Transfer students are an important part of our campus community. They are diverse, highly qualified — most admitted transfer students have GPAs of 3.6 or above — and highly successful, as evidenced by their 90 percent graduation rate.

UCLA, in fact, enrolls more transfer students than any other UC campus. Our recently expanded Transfer Student Center offers a number of services aimed at making sure those students get the most out of their experience as Bruins and that they succeed here.

Transfer students also comprise some of our most successful alumni. Both the legendary Jackie Robinson and Robert Merrifield, winner of the Nobel Prize in chemistry, transferred here from Pasadena City College. And former congresswoman Diane Watson ’56, whose district included UCLA, was a transfer student from Los Angeles City College.

UCLA works with community colleges all across the state to attract qualified applicants, but this past year we gave particular attention to the Central Valley. Students in that part of California are geographically isolated, typically from low- and moderate-income families, and often among the first in their families to attend a four-year college.

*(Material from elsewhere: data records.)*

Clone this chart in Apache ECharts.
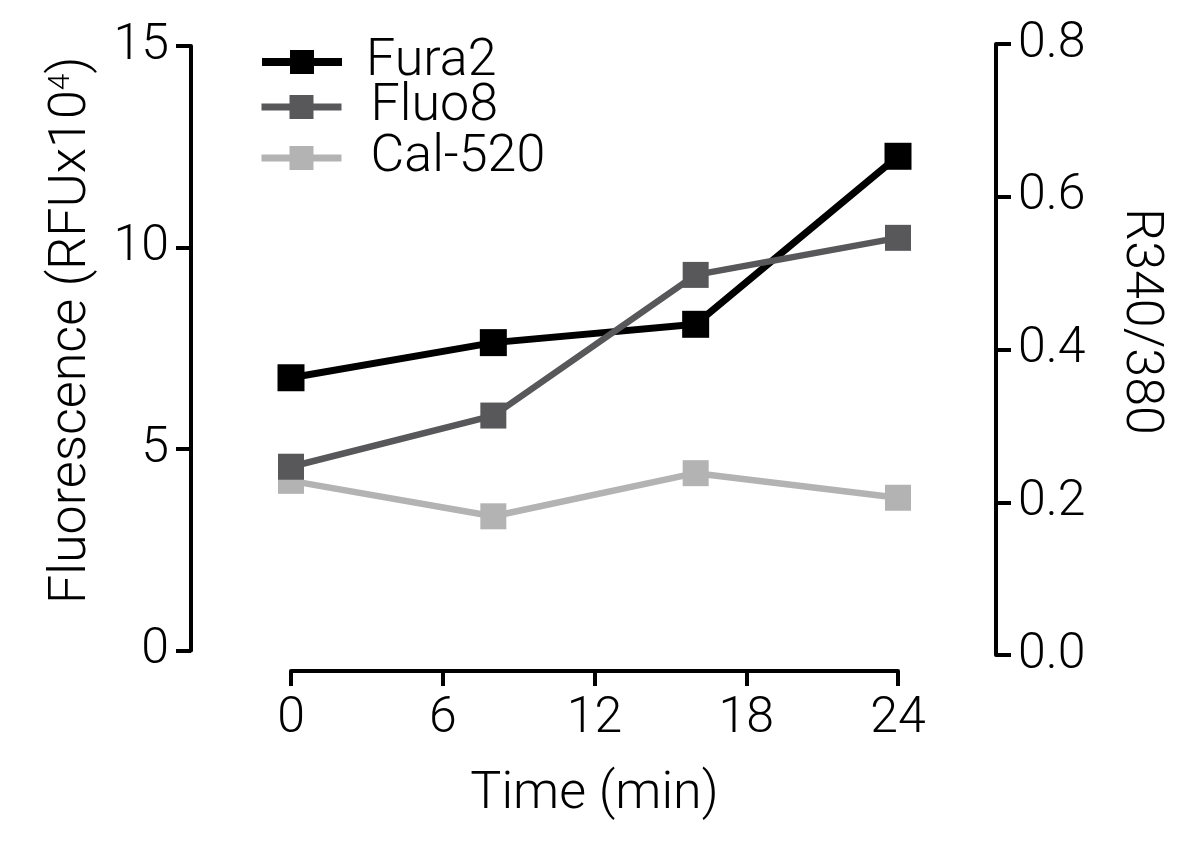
<!DOCTYPE html>
<html><head><meta charset="utf-8">
<script src="https://cdn.jsdelivr.net/npm/echarts@6/dist/echarts.min.js"></script>
<style>html,body{margin:0;padding:0;background:#fff}#c{width:1200px;height:844px}</style>
</head><body><div id="c"></div>
<script>
// ---- data ----
const timePoints = [0, 8, 16, 24];
const fura2 = [0.363, 0.409, 0.433, 0.653];   // right axis (R340/380)
const fluo8 = [4.56, 5.83, 9.32, 10.24];      // left axis (RFU x10^4)
const cal520 = [4.21, 3.33, 4.40, 3.79];      // left axis (RFU x10^4)
const xTickValues = [0, 6, 12, 18, 24];
const leftTickValues = [0, 5, 10, 15];
const rightTickValues = [0.0, 0.2, 0.4, 0.6, 0.8];
const seriesNames = ['Fura2', 'Fluo8', 'Cal-520'];
const seriesColors = ['#000000', '#58585a', '#b3b3b3'];

// ---- chart ----
const FONT = 'Roboto, "DejaVu Sans", sans-serif';
const pairs = arr => timePoints.map((t, i) => [t, arr[i]]);
const mkLine = () => ({ show: true, onZero: false, lineStyle: { color: '#000', width: 4 } });
const mkTick = () => ({ show: true, length: 15, lineStyle: { color: '#000', width: 4 } });
const lbl = () => ({ color: '#000', fontSize: 50, fontFamily: FONT, fontWeight: 300 });

const chart = echarts.init(document.getElementById('c'), null, { renderer: 'canvas' });

function legendAt(i, top, padLeft, lw) {
  return {
    data: [seriesNames[i]], left: 253, top: top, orient: 'vertical',
    itemWidth: 80, itemHeight: 30, selectedMode: false,
    lineStyle: { width: lw },
    textStyle: { color: '#000', fontSize: 52, fontFamily: FONT, fontWeight: 300, padding: [0, 0, 0, padLeft] }
  };
}

chart.setOption({
  animation: false,
  backgroundColor: '#fff',
  legend: [legendAt(0, 31, 19, 8), legendAt(1, 76, 24, 7), legendAt(2, 127, 24, 7)],
  grid: [
    { left: 291, right: 302, top: 46, bottom: 193.5, outerBoundsMode: 'none', containLabel: false },
    { left: 291, right: 302, top: 44, bottom: 189, outerBoundsMode: 'none', containLabel: false }
  ],
  xAxis: [
    {
      gridIndex: 0, type: 'value', min: xTickValues[0], max: xTickValues[xTickValues.length - 1],
      interval: xTickValues[1] - xTickValues[0], offset: 20.5,
      axisLine: mkLine(), axisTick: mkTick(), splitLine: { show: false },
      axisLabel: Object.assign({ margin: 23 }, lbl()),
      name: 'Time (min)', nameLocation: 'middle', nameGap: 98,
      nameTextStyle: { color: '#000', fontSize: 52, fontFamily: FONT, fontWeight: 300 }
    },
    {
      gridIndex: 1, type: 'value', min: xTickValues[0], max: xTickValues[xTickValues.length - 1],
      show: false
    }
  ],
  yAxis: [
    {
      gridIndex: 0, type: 'value', position: 'left', offset: 100,
      min: leftTickValues[0], max: leftTickValues[leftTickValues.length - 1],
      interval: leftTickValues[1] - leftTickValues[0],
      axisLine: mkLine(), axisTick: mkTick(), splitLine: { show: false },
      axisLabel: Object.assign({ margin: 22 }, lbl()),
      name: 'Fluorescence (RFUx10{sup|4})', nameLocation: 'middle', nameGap: 93, nameRotate: 90,
      nameTextStyle: {
        color: '#000', fontSize: 52, fontFamily: FONT, fontWeight: 300, padding: [0, 0, 0, 36],
        rich: { sup: { fontSize: 30, fontFamily: FONT, fontWeight: 300, color: '#000', verticalAlign: 'top', lineHeight: 52 } }
      }
    },
    {
      gridIndex: 1, type: 'value', position: 'right', offset: 98,
      min: rightTickValues[0], max: rightTickValues[rightTickValues.length - 1],
      interval: 0.2,
      axisLine: mkLine(), axisTick: mkTick(), splitLine: { show: false },
      axisLabel: Object.assign({ margin: 22, formatter: v => v.toFixed(1) }, lbl()),
      name: 'R340/380', nameLocation: 'middle', nameGap: 118, nameRotate: -90,
      nameTextStyle: { color: '#000', fontSize: 52, fontFamily: FONT, fontWeight: 300, padding: [0, 56, 0, 0] }
    }
  ],
  series: [
    {
      name: seriesNames[0], type: 'line', xAxisIndex: 1, yAxisIndex: 1, data: pairs(fura2),
      symbol: 'rect', symbolSize: 27, color: seriesColors[0],
      lineStyle: { width: 7, color: seriesColors[0] }, itemStyle: { color: seriesColors[0] }
    },
    {
      name: seriesNames[2], type: 'line', xAxisIndex: 0, yAxisIndex: 0, data: pairs(cal520),
      symbol: 'rect', symbolSize: 26, color: seriesColors[2],
      lineStyle: { width: 6.5, color: seriesColors[2] }, itemStyle: { color: seriesColors[2] }
    },
    {
      name: seriesNames[1], type: 'line', xAxisIndex: 0, yAxisIndex: 0, data: pairs(fluo8),
      symbol: 'rect', symbolSize: 26, color: seriesColors[1],
      lineStyle: { width: 6.5, color: seriesColors[1] }, itemStyle: { color: seriesColors[1] }
    }
  ]
});
</script></body></html>
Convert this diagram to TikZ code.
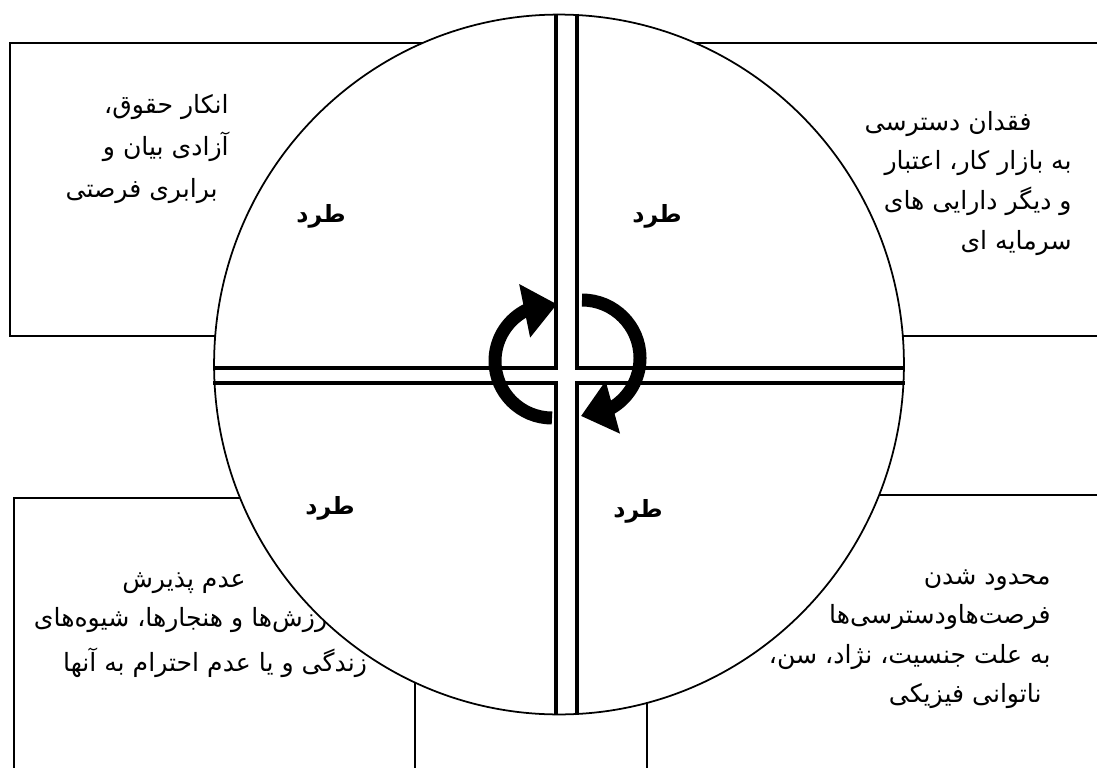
\documentclass[tikz,border=0pt]{standalone}
\usepackage{fontspec}
\newfontfamily\farsi[Script=Arabic]{DejaVu Sans}
\TeXXeTstate=1
\usetikzlibrary{arrows.meta,bending,shapes.geometric}

\begin{document}
\begin{tikzpicture}[x=0.02cm, y=-0.02cm,
    box/.style={draw, line width=1pt},
    disc/.style={draw, ellipse, fill=white, line width=1pt, inner sep=0pt,
                 minimum width=13.8cm, minimum height=14cm},
    wall/.style={line width=2.3pt},
    txt/.style={font=\farsi\fontsize{14.3}{22.5}\selectfont, inner sep=0pt},
    tard/.style={font=\farsi\bfseries\fontsize{13.5}{16}\selectfont, inner sep=0pt},
    turn/.style={line width=7.4pt, -{Triangle[width=1.05cm, length=0.66cm]}}
]
  \useasboundingbox (0,0) rectangle (1097,767);
  % boxes behind the disc
  \draw[box] (10,43) rectangle (560,336);
  \draw[box] (560,43) rectangle (1120,336);
  \draw[box] (14,498) rectangle (415,790);
  \draw[box] (647,495) rectangle (1120,790);
  % bottom-left text, cut by the disc
  \node[txt, align=center, anchor=north] (blt) at (184,572)
    {\beginR عدم پذیرش\endR\\ \beginR ارزش‌ها و هنجارها، شیوه‌های\endR};
  % the disc and its cross
  \node[disc] (ring) at (559,364.5) {};
  \draw[wall] (556,0 |- ring.north) -- (556,368) -- (ring.west |- 0,368);
  \draw[wall] (577,0 |- ring.north) -- (577,368) -- (ring.east |- 0,368);
  \draw[wall] (556,0 |- ring.south) -- (556,383) -- (ring.west |- 0,383);
  \draw[wall] (577,0 |- ring.south) -- (577,383) -- (ring.east |- 0,383);
  % box texts
  \node[txt, align=right, anchor=north east] (tlt) at (229,94)
    {\beginR انکار حقوق،\endR\\[1.5pt] \beginR آزادی بیان و\endR\hspace*{0.34cm}\\[1.5pt]
     \beginR برابری فرصتی\endR\hspace*{0.22cm}};
  \node[txt, align=right, anchor=north east] (trt) at (1072,111)
    {\beginR فقدان دسترسی\endR\hspace*{0.8cm}\\ \beginR به بازار کار، اعتبار\endR\\
     \beginR و دیگر دارایی های\endR\\ \beginR سرمایه ای\endR};
  \node[txt, anchor=north] (blz) at (215,648)
    {\beginR زندگی و یا عدم احترام به آنها\endR};
  \node[txt, align=right, anchor=north east] (brt) at (1051,569)
    {\beginR محدود شدن\endR\\ \beginR فرصت‌هاودسترسی‌ها\endR\\
     \beginR به علت جنسیت، نژاد، سن،\endR\\ \beginR ناتوانی فیزیکی\endR\hspace*{0.18cm}};
  % quadrant labels
  \node[tard] (q1) at (321,216) {\beginR طرد\endR};
  \node[tard] (q2) at (657,216) {\beginR طرد\endR};
  \node[tard] (q3) at (330,508) {\beginR طرد\endR};
  \node[tard] (q4) at (638,511) {\beginR طرد\endR};
  % turning arrows
  \draw[turn] (552,418) arc[start angle=90, end angle=275, radius=57];
  \draw[turn] (582,300) arc[start angle=270, end angle=451, radius=58];
\end{tikzpicture}
\end{document}
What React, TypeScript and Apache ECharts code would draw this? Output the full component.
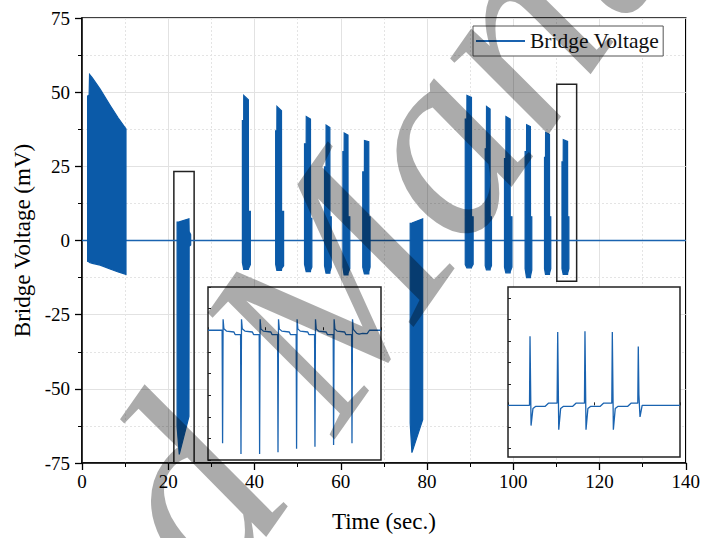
import React, { useEffect, useRef } from "react";
import * as echarts from "echarts";

// ---------- data ----------
const X_TICKS = { min: 0, max: 140, interval: 20 };
const Y_TICKS = { min: -75, max: 75, interval: 25 };
const SERIES_NAME = "Bridge Voltage";
const X_TITLE = "Time (sec.)";
const Y_TITLE = "Bridge Voltage (mV)";

// baseline of the signal (mV) between excitation bursts
const baseline: number[][] = [
  [0, 0],
  [140, 0],
];

// burst envelopes: [time (s), upper envelope (mV), lower envelope (mV)]
const burst1 = [[1.3, 48.7, -7], [1.65, 49, -7.2], [1.75, 56, -7.4], [2.4, 54.8, -7.7], [4.2, 51, -8.3], [6.5, 45.6, -9.6], [8.4, 41.3, -10.6], [10.2, 37.6, -11.4]];
const burst2 = [[22.05, 6.2, -62.6], [22.55, 6.3, -72.1], [24.8, 7.3, -59.3], [24.85, 3, -2], [25.2, 2, -1.5]];
const burst3 = [[37.19, 40.4, -7.5], [37.49, 40.4, -9.7], [37.5, 48.9, -9.7], [38.58, 47.4, -9.7], [38.6, 9.8, -9.5], [39.04, 9.8, -8.1]];
const burst4 = [[44.9, 37, -8], [45.18, 37, -10.1], [45.2, 45.2, -10.1], [46.26, 43.7, -10.1], [46.28, 9.8, -9.5], [46.75, 9.8, -8.5]];
const burst5 = [[51.6, 32.6, -8], [51.98, 32.6, -10.5], [52.0, 41.8, -10.5], [52.98, 40.9, -10.5], [53.0, 7.5, -10], [53.3, 7.5, -9]];
const burst6 = [[56.24, 24.8, -8.5], [56.58, 24.8, -11], [56.6, 38.9, -11], [57.48, 38.1, -11], [57.5, 8, -10.5], [57.8, 8, -9]];
const burst7 = [[60.5, 30, -9], [60.78, 30, -11.6], [60.8, 36.2, -11.6], [61.68, 35.5, -11.6], [61.7, 8, -11], [62.1, 8, -9.5]];
const burst8 = [[65.1, 23.1, -9], [65.48, 23.1, -11.3], [65.5, 33.7, -11.3], [66.5, 33.3, -11.3], [66.52, 8, -10.5], [66.8, 8, -9]];
const burst9 = [[76.1, 5.8, -61.5], [76.5, 5.9, -71.5], [79.0, 7.3, -60.4]];
const burst10 = [[88.87, 40.9, -8.1], [89.24, 40.9, -9.2], [89.26, 48.9, -9.2], [90.31, 48.2, -9.2], [90.33, 8, -9], [90.7, 8, -8]];
const burst11 = [[93.5, 30.9, -8.5], [93.78, 30.9, -9.9], [93.8, 45.2, -9.9], [94.63, 44.3, -9.9], [94.65, 8, -9.5], [94.95, 8, -8.5]];
const burst12 = [[97.97, 27.6, -9], [98.28, 27.6, -10.9], [98.3, 41.8, -10.9], [99.28, 40.9, -10.9], [99.3, 8, -10.5], [99.7, 8, -9]];
const burst13 = [[102.75, 30, -9.5], [103.08, 30, -12.5], [103.1, 39, -12.5], [103.98, 38.4, -12.5], [104.0, 8, -12], [104.3, 8, -10]];
const burst14 = [[107.25, 28, -9.5], [107.48, 28, -11.4], [107.5, 36.4, -11.4], [108.4, 35.8, -11.4], [108.42, 8, -11], [108.7, 8, -9.5]];
const burst15 = [[111.3, 26.5, -9.5], [111.58, 26.5, -11.4], [111.6, 34, -11.4], [112.6, 33.4, -11.4], [112.62, 8, -11], [112.9, 8, -9.5]];
const BURSTS = [burst1, burst2, burst3, burst4, burst5, burst6, burst7, burst8, burst9, burst10, burst11, burst12, burst13, burst14, burst15];

// highlighted (zoomed) windows: [t start, t end, top mV, bottom mV]
const zoomBox1 = [21.3, 26.0, 23.3, -75];
const zoomBox2 = [110.1, 114.7, 52.7, -13.7];

// left inset (zoom of burst 2): [time (a.u.), mV]
const inset1Axis = { xMin: 0, xMax: 3, xInterval: 1, yMin: -75, yMax: 25, yInterval: 12.5 };
const inset1Signal: number[][] = [
  [0, 0], [0.245, 0], [0.253, -65.3], [0.262, 6.3], [0.275, 0.8], [0.32, -0.5], [0.45, -1], [0.47, -2.5], [0.565, -2.5],
  [0.572, -71.5], [0.581, 6.3], [0.594, 0.8], [0.64, -0.5], [0.77, -1], [0.79, -2.5], [0.888, -2.5],
  [0.895, -71.5], [0.904, 6.3], [0.917, 0.8], [0.96, -0.5], [1.09, -1], [1.11, -2.5], [1.207, -2.5],
  [1.214, -70.5], [1.223, 6.3], [1.236, 0.8], [1.28, -0.5], [1.41, -1], [1.43, -2.5], [1.529, -2.5],
  [1.536, -68.5], [1.545, 6.3], [1.558, 0.8], [1.6, -0.5], [1.73, -1], [1.75, -2.5], [1.848, -2.5],
  [1.855, -67.3], [1.864, 6.3], [1.877, 0.8], [1.92, -0.5], [2.05, -1], [2.07, -2.5], [2.171, -2.5],
  [2.178, -66.3], [2.187, 6.3], [2.2, 0.8], [2.24, -0.5], [2.37, -1], [2.39, -2.5], [2.49, -2.5],
  [2.497, -65.3], [2.506, 6.3], [2.52, 0.5], [2.58, -1.8], [2.62, -2.2], [2.68, -1.8], [2.76, -2], [2.8, 0], [3, 0],
];

// right inset (zoom of burst 15): [time (a.u.), mV]
const inset2Axis = { xMin: 0, xMax: 2, xInterval: 1, yMin: -24, yMax: 55 };
const inset2Ticks = [-20, -10, 0, 10, 20, 30, 40, 50];
const inset2Signal: number[][] = [
  [0, 0], [0.25, 0], [0.256, 32.1], [0.268, -9.4], [0.29, -1.5], [0.32, -0.5], [0.43, -0.5], [0.47, 1], [0.571, 1],
  [0.578, 34.1], [0.59, -11.3], [0.612, -1.5], [0.642, -0.5], [0.75, -0.5], [0.79, 1], [0.889, 1],
  [0.895, 34.4], [0.907, -11.3], [0.929, -1.5], [0.959, -0.5], [1.07, -0.5], [1.11, 1], [1.207, 1],
  [1.213, 34.1], [1.225, -11.3], [1.247, -1.5], [1.277, -0.5], [1.39, -0.5], [1.43, 1], [1.509, 1],
  [1.515, 27.4], [1.522, 5], [1.535, -5.4], [1.56, 0], [2, 0],
];

// watermark text
const WATERMARK_A = "Accepted ";
const WATERMARK_B = "Manuscript";

// ---------- styles ----------
const BLUE = "#0b5aa8";
const LINE_BLUE = "#1a63b0";
const FONT = "Liberation Serif, serif";

export default function App() {
  const ref = useRef<HTMLDivElement>(null);

  useEffect(() => {
    document.body.style.margin = "0";
    if (!ref.current) return;
    const chart = echarts.init(ref.current, undefined, { renderer: "svg" });

    const mainAxisCommon = {
      axisLine: { show: true, onZero: false, lineStyle: { color: "#000", width: 1.5 } },
      axisTick: { show: true, inside: false, length: 7, lineStyle: { color: "#000", width: 1.3 } },
      minorTick: { show: true, splitNumber: 2, length: 4, lineStyle: { color: "#000", width: 1 } },
      splitLine: { show: true, lineStyle: { color: "#e2e2e2", width: 1 } },
      minorSplitLine: { show: true, lineStyle: { color: "#e4e4e4", width: 1, type: [2, 2] } },
      axisLabel: { color: "#000", fontFamily: FONT, fontSize: 19 },
      nameTextStyle: { color: "#000", fontFamily: FONT, fontSize: 23 },
      nameLocation: "middle",
      z: 0,
    };

    const insetX = (gridIndex: number, a: any) => ({
      type: "value",
      gridIndex,
      min: a.xMin,
      max: a.xMax,
      interval: a.xInterval,
      axisLine: { show: false },
      axisTick: { show: true, inside: true, length: 3, lineStyle: { color: "#222", width: 1 } },
      axisLabel: { show: false },
      splitLine: { show: false },
      z: 6,
    });

    const wmStyle = { fontSize: 270, fontStyle: "italic", fontFamily: FONT, fill: "rgba(0,0,0,0.33)", verticalAlign: "bottom" };
    const wmPos = { x: 372, y: 462, rotation: (55 * Math.PI) / 180, z: 100, silent: true };

    const option: any = {
      animation: false,
      backgroundColor: "#fff",
      textStyle: { fontFamily: FONT },
      grid: [
        { left: 82, top: 18, width: 605, height: 449, show: true, borderColor: "#000", borderWidth: 1.5, backgroundColor: "transparent", z: 0 },
        { left: 208, top: 287, width: 173, height: 173, show: true, borderColor: "#222", borderWidth: 1.5, backgroundColor: "#fff", z: 5 },
        { left: 508, top: 287, width: 172, height: 170, show: true, borderColor: "#222", borderWidth: 1.5, backgroundColor: "#fff", z: 5 },
      ],
      legend: {
        left: 473,
        top: 26,
        padding: [4, 4, 4, 3],
        borderColor: "#555",
        borderWidth: 1,
        borderRadius: 0,
        backgroundColor: "#fff",
        icon: "rect",
        itemWidth: 49,
        itemHeight: 2,
        itemGap: 0,
        data: [SERIES_NAME],
        textStyle: { color: "#111", fontFamily: FONT, fontSize: 21.5 },
        z: 8,
      },
      xAxis: [
        {
          type: "value",
          gridIndex: 0,
          min: X_TICKS.min,
          max: X_TICKS.max,
          interval: X_TICKS.interval,
          name: X_TITLE,
          nameGap: 47,
          ...mainAxisCommon,
          axisLabel: { ...mainAxisCommon.axisLabel, margin: 9 },
        },
        insetX(1, inset1Axis),
        insetX(2, inset2Axis),
      ],
      yAxis: [
        {
          type: "value",
          gridIndex: 0,
          min: Y_TICKS.min,
          max: Y_TICKS.max,
          interval: Y_TICKS.interval,
          name: Y_TITLE,
          nameGap: 35,
          nameRotate: 90,
          ...mainAxisCommon,
          axisLabel: { ...mainAxisCommon.axisLabel, margin: 12 },
        },
        {
          type: "value",
          gridIndex: 1,
          min: inset1Axis.yMin,
          max: inset1Axis.yMax,
          interval: inset1Axis.yInterval,
          axisLine: { show: false },
          axisTick: { show: true, inside: true, length: 3, lineStyle: { color: "#222", width: 1 } },
          axisLabel: { show: false },
          splitLine: { show: false },
          z: 6,
        },
        {
          type: "value",
          gridIndex: 2,
          min: inset2Axis.yMin,
          max: inset2Axis.yMax,
          axisLine: { show: false },
          axisTick: { show: true, inside: true, length: 3, customValues: inset2Ticks, lineStyle: { color: "#222", width: 1 } },
          axisLabel: { show: false, customValues: inset2Ticks },
          splitLine: { show: false },
          z: 6,
        },
      ],
      series: [
        {
          name: SERIES_NAME,
          type: "line",
          xAxisIndex: 0,
          yAxisIndex: 0,
          data: baseline,
          symbol: "none",
          lineStyle: { color: LINE_BLUE, width: 1.5 },
          itemStyle: { color: LINE_BLUE },
          z: 2,
          markArea: {
            silent: true,
            itemStyle: { color: "rgba(0,0,0,0)", borderColor: "#222", borderWidth: 1.5 },
            label: { show: false },
            data: [
              [{ coord: [zoomBox1[0], zoomBox1[2]] }, { coord: [zoomBox1[1], zoomBox1[3]] }],
              [{ coord: [zoomBox2[0], zoomBox2[2]] }, { coord: [zoomBox2[1], zoomBox2[3]] }],
            ],
          },
        },
        {
          name: "bursts",
          type: "custom",
          xAxisIndex: 0,
          yAxisIndex: 0,
          data: BURSTS.map((b) => [b[0][0], b[0][1]]),
          z: 3,
          renderItem: (params: any, api: any) => {
            const b = BURSTS[params.dataIndex];
            const upper = b.map((p) => api.coord([p[0], p[1]]));
            const lower = b.slice().reverse().map((p) => api.coord([p[0], p[2]]));
            return {
              type: "polygon",
              shape: { points: upper.concat(lower) },
              style: { fill: BLUE, stroke: BLUE, lineWidth: 1.2 },
            };
          },
        },
        {
          name: "inset1",
          type: "line",
          xAxisIndex: 1,
          yAxisIndex: 1,
          data: inset1Signal,
          symbol: "none",
          lineStyle: { color: LINE_BLUE, width: 1.3 },
          z: 7,
        },
        {
          name: "inset2",
          type: "line",
          xAxisIndex: 2,
          yAxisIndex: 2,
          data: inset2Signal,
          symbol: "none",
          lineStyle: { color: LINE_BLUE, width: 1.3 },
          z: 7,
        },
      ],
      graphic: [
        { type: "text", ...wmPos, style: { ...wmStyle, text: WATERMARK_B, align: "left" } },
        { type: "text", ...wmPos, style: { ...wmStyle, text: WATERMARK_A, align: "right" } },
      ],
    };

    chart.setOption(option);
    return () => chart.dispose();
  }, []);

  return <div ref={ref} style={{ width: 703, height: 538 }} />;
}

This past year, our recruiters made multiple trips to those colleges to work with counselors and encourage students to apply. Their work has paid off, with applications and admission offers from those schools up by nearly a third.

Earlier this year, UCLA’s efforts were recognized as exemplary by the American Talent Initiative, an alliance of top four-year institutions committed to attracting, enrolling and graduating an additional 50,000 students from low- and moderate-income backgrounds by 2025.

Their research found that each year, across the nation, 80 percent of community college students say they intend to transfer to a four-year college or university and earn a bachelor’s degree, yet only 14 percent of those students ultimately attain a four-year degree within six years.

Clearly, there is much more work to be done. We are proud of our efforts to keep UCLA accessible and will make sure they continue.

This fall, nearly 3,200 transfer students will arrive on campus as part of an incoming class filled with diverse experiences, backgrounds and talents, but sharing one common goal: To be Bruins. I know we will all benefit from their significant contributions.